The traditional method of sampling soil involves dividing a soil profile into horizons. The number of horizons and the position of each are generally based on attributes easily observed in the field, such as morphological soil properties (Bishop, McBratney, and Laslett 1999). From each horizon, a bulk sample is taken and it is assumed to represent the average value for a soil attribute over the depth interval from which it is sampled. There are some issues with this approach, particularly from a pedological perspective and secondly from the difficulty in using this legacy data within a Digital Soil Mapping (DSM) framework where we wish to know the continuous variability of a soil both in the lateral and vertical dimensions. From the pedological perspective soil generally varies continuously with depth; however, representing the soil attribute value as the average over the depth interval of horizons leads to discontinuous or stepped profile representations. Difficulties can arise in situations where one wants to know the value of an attribute at a specified depth. The second issue is regarding DSM and is where we use a database of soil profiles to generate a model of soil variability in the area in which they exist. Because observations at each horizon for each profile will rarely be the same between any two profiles, it then becomes difficult to build a model where predictions are made at a set depth or at standardized depth intervals. Exceptions to this include so-called one-step models such as those described in Orton, Pringle, and Bishop (2016) and Poggio and Gimona (2014), but to date have not been widely used despite their reported advantages (in terms of predictive skill and efficiency) over the approach described below and then in subsequent pages which has been described as a two-step approach.

Legacy soil data is too valuable to do away with and thus needs to be molded to suit the purposes of the map producer, such that one needs to be able to derive a continuous function using the available horizon data as some input. This can be done with many methods including polynomials and exponential decay type depth functions. A more general continuous depth function is the equal-area quadratic spline function.

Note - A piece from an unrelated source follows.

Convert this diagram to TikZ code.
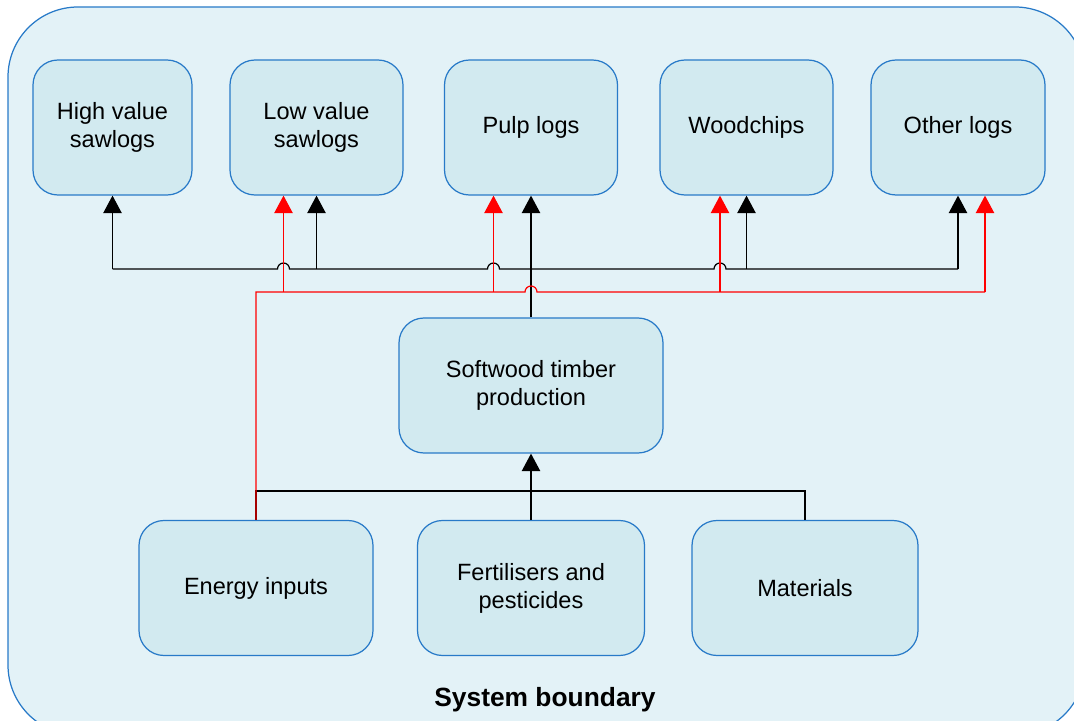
\documentclass[tikz,border=0pt]{standalone}
\usepackage{fontspec}
\setmainfont{Liberation Sans}
\usetikzlibrary{arrows.meta,calc}
\definecolor{boundfill}{RGB}{227,242,247}
\definecolor{boxfill}{RGB}{210,234,240}
\definecolor{boxline}{RGB}{40,122,200}

\begin{document}
\begin{tikzpicture}[>={Triangle[width=10.5pt,length=10pt]},
  box node/.style={rectangle,rounded corners=0.5cm,draw=boxline,fill=boxfill,line width=0.7pt,
    minimum height=2.7cm,align=center,font=\fontsize{13.4}{16}\selectfont},
  flow/.style={line width=0.7pt,black},
  red flow/.style={line width=0.7pt,red}]

  \useasboundingbox (0,0) rectangle (21.48,14.4);
  \draw[boxline,fill=boundfill,line width=0.7pt,rounded corners=1.4cm] (0.16,-0.3) rectangle (21.7,14.26);

  \node[box node,minimum width=3.18cm] (hv) at (2.25,11.85) {High value\\sawlogs};
  \node[box node,minimum width=3.46cm] (lv) at (6.33,11.85) {Low value\\sawlogs};
  \node[box node,minimum width=3.46cm] (pulp) at (10.62,11.85) {Pulp logs};
  \node[box node,minimum width=3.46cm] (wood) at (14.93,11.85) {Woodchips};
  \node[box node,minimum width=3.48cm] (other) at (19.16,11.85) {Other logs};
  \node[box node,minimum width=5.28cm] (soft) at (10.62,6.69) {Softwood timber\\production};
  \node[box node,minimum width=4.68cm] (energy) at (5.12,2.64) {Energy inputs};
  \node[box node,minimum width=4.54cm] (fert) at (10.62,2.64) {Fertilisers and\\pesticides};
  \node[box node,minimum width=4.52cm] (mat) at (16.1,2.64) {Materials};
  \node[font=\fontsize{15}{18}\selectfont\bfseries] (sb) at (10.9,0.4) {System boundary};

  \coordinate (bbus) at (0,9.02);
  \coordinate (rbus) at (0,8.56);
  \coordinate (ibus) at (0,4.58);
  \coordinate (lvr) at ([xshift=-0.66cm]lv.south);
  \coordinate (pulpr) at ([xshift=-0.75cm]pulp.south);
  \coordinate (woodr) at ([xshift=-0.53cm]wood.south);
  \coordinate (otherr) at ([xshift=0.54cm]other.south);

  % inputs
  \draw[flow] (energy.north) |- (mat.north |- ibus) -- (mat.north);
  \draw[flow,->] (fert.north) -- (soft.south);

  % black products
  \draw[flow] (hv.south |- bbus)
    -- ($(lvr |- bbus)-(0.12,0)$) arc[start angle=180,end angle=0,radius=0.12cm]
    -- ($(pulpr |- bbus)-(0.12,0)$) arc[start angle=180,end angle=0,radius=0.12cm]
    -- ($(woodr |- bbus)-(0.12,0)$) arc[start angle=180,end angle=0,radius=0.12cm]
    -- (other.south |- bbus);
  \path[flow,->]
    (hv.south |- bbus) edge (hv.south)
    (lv.south |- bbus) edge (lv.south)
    (soft.north) edge (pulp.south)
    (wood.south |- bbus) edge (wood.south)
    (other.south |- bbus) edge (other.south);

  % red energy flows
  \draw[red flow] (energy.north) |- ($(soft.north |- rbus)-(0.12,0)$)
    arc[start angle=180,end angle=0,radius=0.12cm] -- (otherr |- rbus);
  \path[red flow,->]
    (lvr |- rbus) edge (lvr)
    (pulpr |- rbus) edge (pulpr)
    (woodr |- rbus) edge (woodr)
    (otherr |- rbus) edge (otherr);

\end{tikzpicture}
\end{document}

The usage and mathematical expression of this function have been detailed in Ponce-Hernandez, Marriott, and Beckett (1986), Bishop, McBratney, and Laslett (1999), and Malone et al. (2009). A useful feature of the spline function is that it is mass preserving (hence the name eual area), or in other words the original data is preserved and can be retrieved again via integration of the continuous spline. Compared to exponential decay functions where the goal is in defining the actual parameters of the decay function, the spline parameters are the values of the soil attribute at the standard depths that are specified by the user. This is a useful feature, because firstly, one can harmonize a whole collection of soil profile data and then explicitly model the soil for a specified depth. For example the GlobalSoilMap.net project (Arrouays et al. 2014) has a specification that digital soil maps be created for each target soil variable for the 0-5cm, 5-15cm, 15-30cm, 30-60cm, 60-100cm, and 100-200cm depth intervals. In this case, the mass-preserving splines can be fitted to the observed data, then values can be extracted from them at the required depths, and are then ready for exploratory analysis and spatial modelling.

In the following, we will use legacy soil data and the spline function to prepare data to be used in a DSM framework. This will specifically entail fitting splines to all the available soil profiles and then through a process of harmonization, integrate the splines to generate harmonized depths of each observation.

### Fit mass preserving splines with `R`

Skip to fitting splines to multiple soil profiles

We will demonstrate the mass-preserving spline fitting using a single soil profile example for which there are measurements of soil carbon density to a given maximum depth. We can fit a spline to the maximum soil depth, or alternatively any depth that does not exceed the maximum soil depth. The function used for fitting splines is called `ea_spline`

and is from the `ithir`

package. Look at the help file for further information on this function. For example, there is further information about how the `ea_spline`

function can also accept data of class `SoilProfileCollection`

from the `aqp`

package in addition to data of the generic `data.frame`

class.

In the example below the input data is of class `data.frame`

. The data we need, `oneProfile`

is in the `ithir`

package. Lets also load a few of the other important `R`

packages that will be encountered in this section too.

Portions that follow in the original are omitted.